Many of you may wonder what all this has to do with printing but politics creates the conditions that allow business to thrive, or not. And printing is not something that happens in an isolated bubble. Print really touches everyone’s lives, even if most people aren’t aware of this. Print is far more than just books and magazines, or even labels and packaging. Increasingly, printing is also clothing and home furnishings, floorboards and table tops, as well as toys, automotive parts and industrial components. 

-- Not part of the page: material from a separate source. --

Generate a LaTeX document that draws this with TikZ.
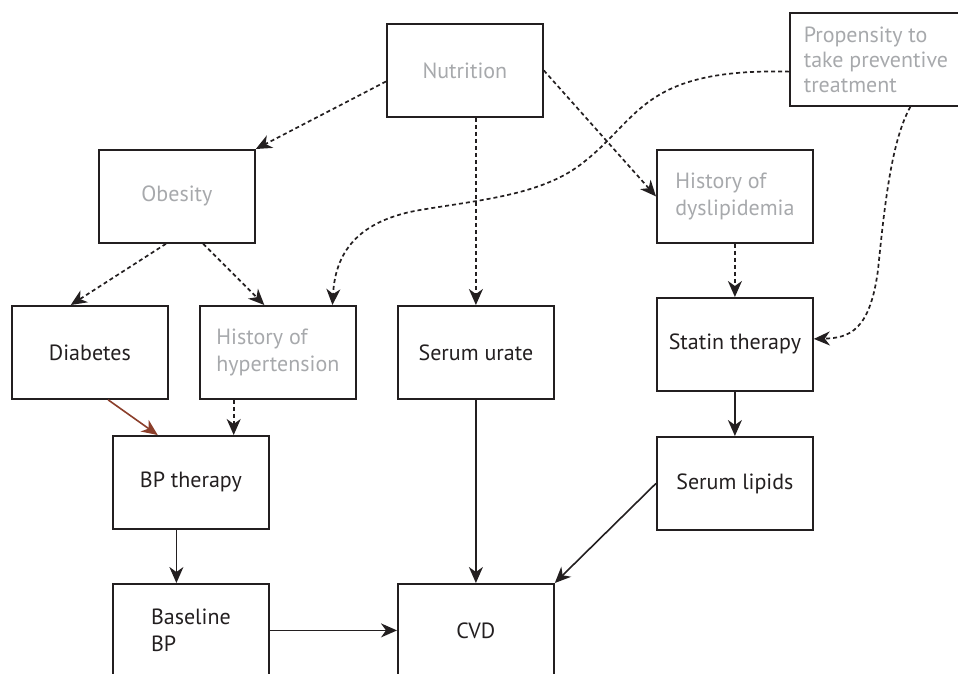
\documentclass[tikz,border=0pt]{standalone}
\usepackage{fontspec}
\setmainfont{PT Sans}
\usetikzlibrary{arrows.meta}
\definecolor{ink}{RGB}{35,31,32}
\definecolor{faded}{RGB}{167,169,172}
\definecolor{rust}{RGB}{139,62,42}

\begin{document}
\begin{tikzpicture}
  [x=1pt,y=-1pt,
   box/.style={draw=ink,line width=1.8pt,minimum width=156pt,minimum height=93pt,
     anchor=north west,align=left,text=ink,font=\fontsize{22}{27}\selectfont},
   faint/.style={text=faded},
   tip/.style={-{Stealth[length=16pt,width=14pt,inset=5pt]}},
   solid link/.style={tip,draw=ink,line width=1.6pt},
   dash link/.style={tip,draw=ink,line width=1.7pt,dash pattern=on 4pt off 3pt}]
  \useasboundingbox (0,0) rectangle (958,673);

  \node[box,faint] (nut) at (386,23) {Nutrition};
  \node[box,faint,minimum width=172pt,font=\fontsize{22}{25}\selectfont] (prop) at (789,12)
    {Propensity to\\take preventive\\treatment};
  \node[box,faint] (obes) at (98,149) {Obesity};
  \node[box,faint] (hod) at (656,149) {History of\\dyslipidemia};
  \node[box] (diab) at (11,305) {Diabetes};
  \node[box,faint] (hoh) at (199,305) {History of\\hypertension};
  \node[box] (urate) at (397,305) {Serum urate};
  \node[box] (statin) at (656,297) {Statin therapy};
  \node[box] (lipids) at (656,436) {Serum lipids};
  \node[box] (bpt) at (112,435) {BP therapy};
  \node[box] (base) at (112,583) {Baseline\\BP};
  \node[box] (cvd) at (397,583) {CVD};

  \foreach \from/\to in {nut.188/obes.north east,nut.east/hod.west,obes.257/diab.112,
      obes.299/hoh.106,hod.south/statin.north}
    \draw[dash link] (\from) -- (\to);
  \draw[dash link] (urate.north |- nut.south) -- (urate.north);
  \draw[dash link] (hoh.227) -- (hoh.227 |- bpt.north);

  \draw[dash link] (prop.188) .. controls (640,68) and (640,120) .. (580,165)
    .. controls (540,195) and (480,200) .. (420,210)
    .. controls (350,222) and (335,260) .. (hoh.41);
  \draw[dash link] (prop.306) .. controls (892,140) and (885,200) .. (878,270)
    .. controls (870,330) and (850,338) .. (statin.4);

  \foreach \from/\to in {urate.south/cvd.north,base.east/cvd.west,
      lipids.west/cvd.north east,statin.south/lipids.north}
    \draw[solid link] (\from) -- (\to);
  \draw[solid link] (bpt.253) -- (bpt.253 |- base.north);
  \draw[solid link,draw=rust] (diab.291) -- (bpt.125);

\end{tikzpicture}
\end{document}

And then there is the ongoing environmental issue that affects everything from changes in our climate to pollution in the air we breathe and plastic in the food we eat. A first step in tackling many of these problems is to limit the amount that we travel and to produce more of our goods locally. Ironically, the pandemic has helped with this, allowing more people to work from home and forcing more of us to use video calling technologies in place of travel for face to face meetings. 

MS has demonstrated this factory concept at a previous Fespa show, making sportswear to demonstrate its textile printers.

Right now the printing industry is having to grapple with the public’s new found interest in packaging waste, which mostly means developing water-based inks and thinking about ways to avoid plastic in packaging. Most press vendors are hoping that the phrase ‘water-based inks’ will be enough to stop consumers asking about all the other chemicals that have been added to those inks.

As more people focus on caring for the environment, its inevitable that human rights abuses will also climb up the political agenda. That could lead to the public asking where their smartphones, cameras, and even printing presses and finishing kit is manufactured. Ultimately, I think that the idea of manufacturing products as cheaply as possible in countries with questionable human rights records, and then shipping them around the world to sell at high margins in so-called developed countries is going to seem increasingly old-fashioned. 

There is some evidence that manufacturers are already starting to think in terms of micro factories, using many smaller factories to allow for distributed production closer to their markets, rather than having to transport goods all over the world from a larger central site.

Both inkjet printing and additive manufacturing are ideally suited to this, with banks of smaller machines grouped together to provide a relatively low cost approach that can produce a variety of different products on demand. Indeed, a growing number of textile printers are already doing this. So print has a part to play in whatever new normal emerges from the chaos that we’ve all experienced in 2020.